SUPPLIED MATERIAL

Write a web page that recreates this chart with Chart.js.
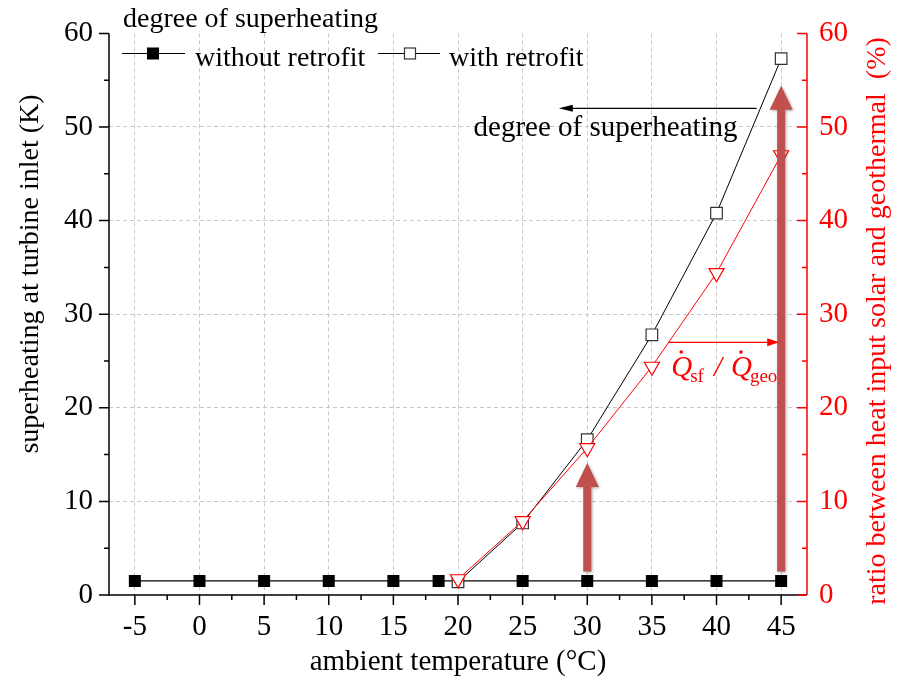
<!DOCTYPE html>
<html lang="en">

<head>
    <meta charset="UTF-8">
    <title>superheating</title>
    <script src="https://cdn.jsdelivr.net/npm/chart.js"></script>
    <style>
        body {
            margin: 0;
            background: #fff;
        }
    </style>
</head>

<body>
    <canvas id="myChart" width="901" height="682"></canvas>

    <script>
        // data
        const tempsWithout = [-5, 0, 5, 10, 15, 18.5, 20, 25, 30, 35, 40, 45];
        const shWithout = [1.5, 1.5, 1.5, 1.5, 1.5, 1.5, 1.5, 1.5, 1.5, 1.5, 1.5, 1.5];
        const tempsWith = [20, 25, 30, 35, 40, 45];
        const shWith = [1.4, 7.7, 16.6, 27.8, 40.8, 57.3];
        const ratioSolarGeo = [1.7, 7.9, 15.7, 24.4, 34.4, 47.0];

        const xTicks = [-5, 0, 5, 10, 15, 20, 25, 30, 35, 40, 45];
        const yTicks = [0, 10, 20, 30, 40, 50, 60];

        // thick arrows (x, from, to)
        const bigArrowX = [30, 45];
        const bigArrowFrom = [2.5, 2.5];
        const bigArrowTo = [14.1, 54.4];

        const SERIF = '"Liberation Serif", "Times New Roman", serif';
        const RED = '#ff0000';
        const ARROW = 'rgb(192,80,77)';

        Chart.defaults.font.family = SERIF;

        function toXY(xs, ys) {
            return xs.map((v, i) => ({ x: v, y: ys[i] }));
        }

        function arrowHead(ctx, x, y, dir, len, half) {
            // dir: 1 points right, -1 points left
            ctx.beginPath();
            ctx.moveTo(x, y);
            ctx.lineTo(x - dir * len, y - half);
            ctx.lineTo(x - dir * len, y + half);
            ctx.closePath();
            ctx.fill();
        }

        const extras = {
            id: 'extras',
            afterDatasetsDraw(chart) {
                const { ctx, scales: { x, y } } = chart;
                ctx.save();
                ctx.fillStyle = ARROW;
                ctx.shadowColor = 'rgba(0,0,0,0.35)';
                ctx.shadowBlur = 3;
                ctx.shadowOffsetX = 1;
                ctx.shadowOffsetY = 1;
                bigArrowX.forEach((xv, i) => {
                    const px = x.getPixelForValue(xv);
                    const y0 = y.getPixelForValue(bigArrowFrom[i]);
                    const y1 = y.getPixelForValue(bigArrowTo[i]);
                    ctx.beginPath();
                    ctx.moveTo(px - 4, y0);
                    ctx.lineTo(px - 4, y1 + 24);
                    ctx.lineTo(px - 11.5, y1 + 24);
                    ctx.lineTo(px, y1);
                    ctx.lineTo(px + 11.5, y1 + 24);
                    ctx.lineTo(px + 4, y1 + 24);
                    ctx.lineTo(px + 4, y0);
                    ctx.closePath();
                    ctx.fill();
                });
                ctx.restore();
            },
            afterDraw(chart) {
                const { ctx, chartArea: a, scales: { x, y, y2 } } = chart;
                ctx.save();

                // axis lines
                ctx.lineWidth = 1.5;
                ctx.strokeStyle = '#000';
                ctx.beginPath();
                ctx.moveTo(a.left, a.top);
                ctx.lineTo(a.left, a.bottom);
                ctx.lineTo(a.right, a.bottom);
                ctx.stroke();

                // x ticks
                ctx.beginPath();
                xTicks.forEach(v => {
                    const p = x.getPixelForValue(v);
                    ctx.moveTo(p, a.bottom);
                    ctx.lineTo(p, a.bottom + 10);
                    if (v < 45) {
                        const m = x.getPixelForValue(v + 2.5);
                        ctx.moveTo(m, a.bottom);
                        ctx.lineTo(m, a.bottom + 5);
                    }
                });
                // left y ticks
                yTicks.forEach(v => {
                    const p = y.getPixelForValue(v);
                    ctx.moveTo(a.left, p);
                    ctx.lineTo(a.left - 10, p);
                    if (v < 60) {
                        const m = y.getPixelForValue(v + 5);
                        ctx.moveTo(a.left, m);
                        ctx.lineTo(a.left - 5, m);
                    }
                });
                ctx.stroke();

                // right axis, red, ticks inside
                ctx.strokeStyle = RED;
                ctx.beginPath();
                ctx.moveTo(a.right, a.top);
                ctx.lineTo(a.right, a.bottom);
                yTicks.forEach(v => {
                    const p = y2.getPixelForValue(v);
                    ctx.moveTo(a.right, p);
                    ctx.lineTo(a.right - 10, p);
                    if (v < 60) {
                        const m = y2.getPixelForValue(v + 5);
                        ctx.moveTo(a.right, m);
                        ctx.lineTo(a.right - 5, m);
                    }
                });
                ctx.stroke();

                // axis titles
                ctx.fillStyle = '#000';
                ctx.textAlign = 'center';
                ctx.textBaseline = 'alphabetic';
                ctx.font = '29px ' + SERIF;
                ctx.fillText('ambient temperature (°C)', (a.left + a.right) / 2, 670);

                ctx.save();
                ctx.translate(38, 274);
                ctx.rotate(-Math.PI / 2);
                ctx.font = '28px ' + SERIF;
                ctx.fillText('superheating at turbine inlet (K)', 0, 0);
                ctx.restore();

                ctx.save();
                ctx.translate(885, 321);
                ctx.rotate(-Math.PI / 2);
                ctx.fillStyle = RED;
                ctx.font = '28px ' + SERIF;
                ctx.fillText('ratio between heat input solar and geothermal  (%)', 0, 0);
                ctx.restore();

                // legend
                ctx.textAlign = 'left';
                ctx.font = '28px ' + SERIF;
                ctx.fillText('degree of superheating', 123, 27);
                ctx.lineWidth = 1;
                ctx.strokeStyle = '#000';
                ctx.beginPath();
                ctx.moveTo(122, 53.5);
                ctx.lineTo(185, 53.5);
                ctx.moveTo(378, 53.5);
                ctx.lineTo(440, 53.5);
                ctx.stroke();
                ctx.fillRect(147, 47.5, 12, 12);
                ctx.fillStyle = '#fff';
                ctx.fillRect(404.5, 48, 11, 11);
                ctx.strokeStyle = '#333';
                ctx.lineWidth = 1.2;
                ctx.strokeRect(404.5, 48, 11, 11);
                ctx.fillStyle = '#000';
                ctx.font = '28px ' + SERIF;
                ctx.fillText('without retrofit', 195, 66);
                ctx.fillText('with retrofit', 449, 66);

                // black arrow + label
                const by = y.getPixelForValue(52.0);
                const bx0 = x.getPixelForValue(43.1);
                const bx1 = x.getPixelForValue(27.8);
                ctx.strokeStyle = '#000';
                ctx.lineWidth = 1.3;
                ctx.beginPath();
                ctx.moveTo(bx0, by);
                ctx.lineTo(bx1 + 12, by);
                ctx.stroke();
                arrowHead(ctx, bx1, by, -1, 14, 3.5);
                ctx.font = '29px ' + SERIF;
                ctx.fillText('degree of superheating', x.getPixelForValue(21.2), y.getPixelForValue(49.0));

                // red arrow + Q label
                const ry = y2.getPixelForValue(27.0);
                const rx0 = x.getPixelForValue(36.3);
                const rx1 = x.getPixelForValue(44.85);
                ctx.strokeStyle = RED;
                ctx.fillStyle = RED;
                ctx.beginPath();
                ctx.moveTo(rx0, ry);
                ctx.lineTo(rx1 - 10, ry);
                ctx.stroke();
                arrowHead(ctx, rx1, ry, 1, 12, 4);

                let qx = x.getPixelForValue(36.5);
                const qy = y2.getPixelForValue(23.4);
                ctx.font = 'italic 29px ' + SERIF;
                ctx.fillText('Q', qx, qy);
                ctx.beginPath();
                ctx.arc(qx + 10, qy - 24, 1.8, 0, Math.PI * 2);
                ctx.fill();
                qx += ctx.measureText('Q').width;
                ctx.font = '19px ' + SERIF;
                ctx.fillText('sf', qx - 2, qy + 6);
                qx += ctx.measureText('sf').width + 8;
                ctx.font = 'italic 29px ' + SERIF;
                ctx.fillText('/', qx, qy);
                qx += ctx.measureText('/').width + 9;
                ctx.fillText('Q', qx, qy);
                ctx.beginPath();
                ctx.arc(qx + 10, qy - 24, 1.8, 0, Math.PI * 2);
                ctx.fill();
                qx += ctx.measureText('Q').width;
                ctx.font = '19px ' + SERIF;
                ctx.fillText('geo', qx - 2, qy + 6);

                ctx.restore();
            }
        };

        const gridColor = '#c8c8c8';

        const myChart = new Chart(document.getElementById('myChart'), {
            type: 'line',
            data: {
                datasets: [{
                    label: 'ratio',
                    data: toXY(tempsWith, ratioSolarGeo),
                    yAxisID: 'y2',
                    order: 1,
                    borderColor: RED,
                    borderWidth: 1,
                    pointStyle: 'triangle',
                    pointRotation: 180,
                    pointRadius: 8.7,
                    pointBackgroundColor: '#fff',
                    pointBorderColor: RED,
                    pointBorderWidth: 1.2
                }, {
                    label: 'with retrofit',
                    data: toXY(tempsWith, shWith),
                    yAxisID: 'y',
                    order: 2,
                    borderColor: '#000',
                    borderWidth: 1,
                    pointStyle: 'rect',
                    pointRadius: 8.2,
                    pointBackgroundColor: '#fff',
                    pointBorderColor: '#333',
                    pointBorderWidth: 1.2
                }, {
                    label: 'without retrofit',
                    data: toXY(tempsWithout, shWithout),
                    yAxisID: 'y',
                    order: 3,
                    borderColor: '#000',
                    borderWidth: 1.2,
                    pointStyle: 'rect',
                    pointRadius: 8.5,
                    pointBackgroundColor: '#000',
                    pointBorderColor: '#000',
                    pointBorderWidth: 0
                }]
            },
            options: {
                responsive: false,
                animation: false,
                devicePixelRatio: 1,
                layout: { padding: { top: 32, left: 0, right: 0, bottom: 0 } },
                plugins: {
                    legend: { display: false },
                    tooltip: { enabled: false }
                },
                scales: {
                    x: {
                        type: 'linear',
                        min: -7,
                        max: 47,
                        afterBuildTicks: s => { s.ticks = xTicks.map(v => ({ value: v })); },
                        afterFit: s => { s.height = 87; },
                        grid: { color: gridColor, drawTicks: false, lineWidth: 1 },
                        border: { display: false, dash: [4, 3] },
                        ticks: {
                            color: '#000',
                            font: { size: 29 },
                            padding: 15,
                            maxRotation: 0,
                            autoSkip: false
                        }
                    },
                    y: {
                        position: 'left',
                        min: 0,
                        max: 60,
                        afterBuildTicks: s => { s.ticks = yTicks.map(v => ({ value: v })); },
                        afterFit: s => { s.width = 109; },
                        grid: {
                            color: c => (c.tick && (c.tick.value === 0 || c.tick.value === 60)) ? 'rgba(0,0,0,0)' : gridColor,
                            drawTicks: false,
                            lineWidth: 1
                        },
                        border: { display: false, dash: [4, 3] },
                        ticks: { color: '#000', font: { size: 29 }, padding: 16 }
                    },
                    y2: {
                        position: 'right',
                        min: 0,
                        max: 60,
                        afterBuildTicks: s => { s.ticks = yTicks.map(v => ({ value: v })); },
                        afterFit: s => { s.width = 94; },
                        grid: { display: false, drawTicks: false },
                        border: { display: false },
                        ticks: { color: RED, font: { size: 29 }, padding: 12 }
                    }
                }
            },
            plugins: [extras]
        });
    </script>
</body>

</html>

JOB
Repeat, word for word and with no pictures, only the lines running from the beginning of the data to the line that contains "const ratioSolarGeo = [1.7, 7.9, 15.7, 24.4, 34.4, 47.0];".

THE COMPLETED TASK
Write a web page that recreates this chart with Chart.js.
<!DOCTYPE html>
<html lang="en">

<head>
    <meta charset="UTF-8">
    <title>superheating</title>
    <script src="https://cdn.jsdelivr.net/npm/chart.js"></script>
    <style>
        body {
            margin: 0;
            background: #fff;
        }
    </style>
</head>

<body>
    <canvas id="myChart" width="901" height="682"></canvas>

    <script>
        // data
        const tempsWithout = [-5, 0, 5, 10, 15, 18.5, 20, 25, 30, 35, 40, 45];
        const shWithout = [1.5, 1.5, 1.5, 1.5, 1.5, 1.5, 1.5, 1.5, 1.5, 1.5, 1.5, 1.5];
        const tempsWith = [20, 25, 30, 35, 40, 45];
        const shWith = [1.4, 7.7, 16.6, 27.8, 40.8, 57.3];
        const ratioSolarGeo = [1.7, 7.9, 15.7, 24.4, 34.4, 47.0];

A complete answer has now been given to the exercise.